• [WHAT IS EXPECTED]: Copy the records below exactly, omitting any pictures they contain.

** Start of RECORDS FOR THIS EXERCISE **

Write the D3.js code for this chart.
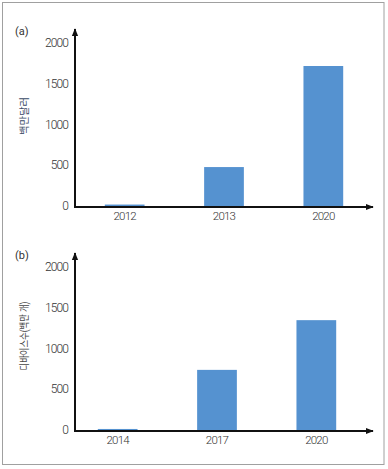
<!DOCTYPE html>
<html>
<head>
<meta charset="utf-8">
<script src="https://cdn.jsdelivr.net/npm/d3@7"></script>
<style>
  body { margin: 0; background: #fff; }
  text { font-family: Roboto, "Noto Sans CJK KR", sans-serif; fill: #333; }
</style>
</head>
<body>
<svg id="chart" width="388" height="469"></svg>
<script>
// panel (a)
var yearsA = ["2012", "2013", "2020"];
var valuesA = [30, 490, 1730];
// panel (b)
var yearsB = ["2014", "2017", "2020"];
var valuesB = [25, 750, 1360];
var yTicks = [0, 500, 1000, 1500, 2000];

var svg = d3.select("#chart");

svg.append("rect")
  .attr("x", 2.5).attr("y", 2.5)
  .attr("width", 381.5).attr("height", 462)
  .attr("fill", "none").attr("stroke", "#a0a0a0").attr("stroke-width", 1);

var defs = svg.append("defs");
defs.append("marker")
  .attr("id", "arrow")
  .attr("viewBox", "0 0 10 10")
  .attr("refX", 9).attr("refY", 5)
  .attr("markerWidth", 4).attr("markerHeight", 4)
  .attr("markerUnits", "strokeWidth")
  .attr("orient", "auto")
  .append("path").attr("d", "M0,1 L10,5 L0,9 Z").attr("fill", "#111");

function drawPanel(cfg) {
  var g = svg.append("g");

  var x = d3.scaleBand()
    .domain(cfg.years)
    .range([cfg.x0, cfg.x1])
    .paddingInner(0.6)
    .paddingOuter(0.3);

  var y = d3.scaleLinear()
    .domain([0, 2000])
    .range([cfg.y0, cfg.y0 - 163]);

  // bars
  g.selectAll("rect.bar")
    .data(cfg.values)
    .enter()
    .append("rect")
    .attr("class", "bar")
    .attr("x", function(d, i) { return x(cfg.years[i]); })
    .attr("y", function(d) { return y(d); })
    .attr("width", x.bandwidth())
    .attr("height", function(d) { return y(0) - y(d); })
    .attr("fill", "#5592d0");

  // y tick labels
  g.selectAll("text.ytick")
    .data(yTicks)
    .enter()
    .append("text")
    .attr("class", "ytick")
    .attr("x", 68)
    .attr("y", function(d) { return y(d) - 1; })
    .attr("dy", "0.35em")
    .attr("text-anchor", "end")
    .attr("font-size", 12)
    .attr("font-weight", 300)
    .attr("letter-spacing", -0.9)
    .text(function(d) { return d; });

  // x labels
  g.selectAll("text.xlab")
    .data(cfg.years)
    .enter()
    .append("text")
    .attr("class", "xlab")
    .attr("x", function(d) { return x(d) + x.bandwidth() / 2; })
    .attr("y", cfg.y0 + 13)
    .attr("text-anchor", "middle")
    .attr("font-size", 11.5)
    .attr("font-weight", 300)
    .attr("letter-spacing", -0.8)
    .text(function(d) { return d; });

  // axes with arrows
  g.append("line")
    .attr("x1", 75).attr("y1", cfg.y0)
    .attr("x2", 373).attr("y2", cfg.y0)
    .attr("stroke", "#111").attr("stroke-width", 2)
    .attr("marker-end", "url(#arrow)");
  g.append("line")
    .attr("x1", 75).attr("y1", cfg.y0 + 1)
    .attr("x2", 75).attr("y2", cfg.y0 - 178)
    .attr("stroke", "#111").attr("stroke-width", 2)
    .attr("marker-end", "url(#arrow)");

  // axis title
  g.append("text")
    .attr("transform", "translate(" + 28 + "," + cfg.titleY + ") rotate(-90)")
    .attr("text-anchor", "middle")
    .attr("font-size", 10)
    .attr("textLength", cfg.titleLen)
    .attr("lengthAdjust", "spacingAndGlyphs")
    .style("fill", cfg.titleColor)
    .text(cfg.title);

  // panel letter
  g.append("text")
    .attr("x", 15)
    .attr("y", cfg.y0 - 172)
    .attr("font-size", 11)
    .text(cfg.letter);
}

drawPanel({ years: yearsA, values: valuesA, x0: 75, x1: 373, y0: 207,
  title: "백만달러", titleY: 116, titleLen: 38, titleColor: "#3a4a66", letter: "(a)" });
drawPanel({ years: yearsB, values: valuesB, x0: 68, x1: 366, y0: 431,
  title: "디바이스수(백만 개)", titleY: 336, titleLen: 69, titleColor: "#444", letter: "(b)" });
</script>
</body>
</html>
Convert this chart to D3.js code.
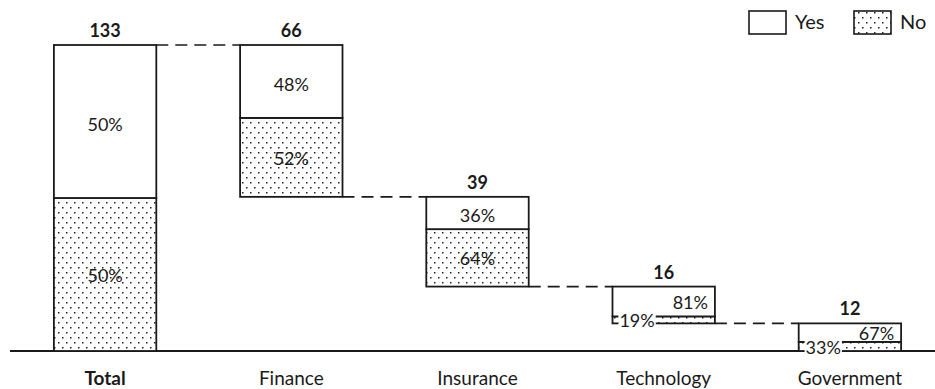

** End of RECORDS FOR THIS EXERCISE **

• [REPLY]:
Write the D3.js code for this chart.
<!DOCTYPE html>
<html>
<head>
<meta charset="utf-8">
<script src="https://cdn.jsdelivr.net/npm/d3@7"></script>
<style>
  body { margin: 0; background: #fff; }
  text { font-family: Roboto, "Noto Sans CJK KR", sans-serif; fill: #333; }
</style>
</head>
<body>
<svg id="chart" width="388" height="469"></svg>
<script>
// panel (a)
var yearsA = ["2012", "2013", "2020"];
var valuesA = [30, 490, 1730];
// panel (b)
var yearsB = ["2014", "2017", "2020"];
var valuesB = [25, 750, 1360];
var yTicks = [0, 500, 1000, 1500, 2000];

var svg = d3.select("#chart");

svg.append("rect")
  .attr("x", 2.5).attr("y", 2.5)
  .attr("width", 381.5).attr("height", 462)
  .attr("fill", "none").attr("stroke", "#a0a0a0").attr("stroke-width", 1);

var defs = svg.append("defs");
defs.append("marker")
  .attr("id", "arrow")
  .attr("viewBox", "0 0 10 10")
  .attr("refX", 9).attr("refY", 5)
  .attr("markerWidth", 4).attr("markerHeight", 4)
  .attr("markerUnits", "strokeWidth")
  .attr("orient", "auto")
  .append("path").attr("d", "M0,1 L10,5 L0,9 Z").attr("fill", "#111");

function drawPanel(cfg) {
  var g = svg.append("g");

  var x = d3.scaleBand()
    .domain(cfg.years)
    .range([cfg.x0, cfg.x1])
    .paddingInner(0.6)
    .paddingOuter(0.3);

  var y = d3.scaleLinear()
    .domain([0, 2000])
    .range([cfg.y0, cfg.y0 - 163]);

  // bars
  g.selectAll("rect.bar")
    .data(cfg.values)
    .enter()
    .append("rect")
    .attr("class", "bar")
    .attr("x", function(d, i) { return x(cfg.years[i]); })
    .attr("y", function(d) { return y(d); })
    .attr("width", x.bandwidth())
    .attr("height", function(d) { return y(0) - y(d); })
    .attr("fill", "#5592d0");

  // y tick labels
  g.selectAll("text.ytick")
    .data(yTicks)
    .enter()
    .append("text")
    .attr("class", "ytick")
    .attr("x", 68)
    .attr("y", function(d) { return y(d) - 1; })
    .attr("dy", "0.35em")
    .attr("text-anchor", "end")
    .attr("font-size", 12)
    .attr("font-weight", 300)
    .attr("letter-spacing", -0.9)
    .text(function(d) { return d; });

  // x labels
  g.selectAll("text.xlab")
    .data(cfg.years)
    .enter()
    .append("text")
    .attr("class", "xlab")
    .attr("x", function(d) { return x(d) + x.bandwidth() / 2; })
    .attr("y", cfg.y0 + 13)
    .attr("text-anchor", "middle")
    .attr("font-size", 11.5)
    .attr("font-weight", 300)
    .attr("letter-spacing", -0.8)
    .text(function(d) { return d; });

  // axes with arrows
  g.append("line")
    .attr("x1", 75).attr("y1", cfg.y0)
    .attr("x2", 373).attr("y2", cfg.y0)
    .attr("stroke", "#111").attr("stroke-width", 2)
    .attr("marker-end", "url(#arrow)");
  g.append("line")
    .attr("x1", 75).attr("y1", cfg.y0 + 1)
    .attr("x2", 75).attr("y2", cfg.y0 - 178)
    .attr("stroke", "#111").attr("stroke-width", 2)
    .attr("marker-end", "url(#arrow)");

  // axis title
  g.append("text")
    .attr("transform", "translate(" + 28 + "," + cfg.titleY + ") rotate(-90)")
    .attr("text-anchor", "middle")
    .attr("font-size", 10)
    .attr("textLength", cfg.titleLen)
    .attr("lengthAdjust", "spacingAndGlyphs")
    .style("fill", cfg.titleColor)
    .text(cfg.title);

  // panel letter
  g.append("text")
    .attr("x", 15)
    .attr("y", cfg.y0 - 172)
    .attr("font-size", 11)
    .text(cfg.letter);
}

drawPanel({ years: yearsA, values: valuesA, x0: 75, x1: 373, y0: 207,
  title: "백만달러", titleY: 116, titleLen: 38, titleColor: "#3a4a66", letter: "(a)" });
drawPanel({ years: yearsB, values: valuesB, x0: 68, x1: 366, y0: 431,
  title: "디바이스수(백만 개)", titleY: 336, titleLen: 69, titleColor: "#444", letter: "(b)" });
</script>
</body>
</html>
Convert this chart to D3.js code.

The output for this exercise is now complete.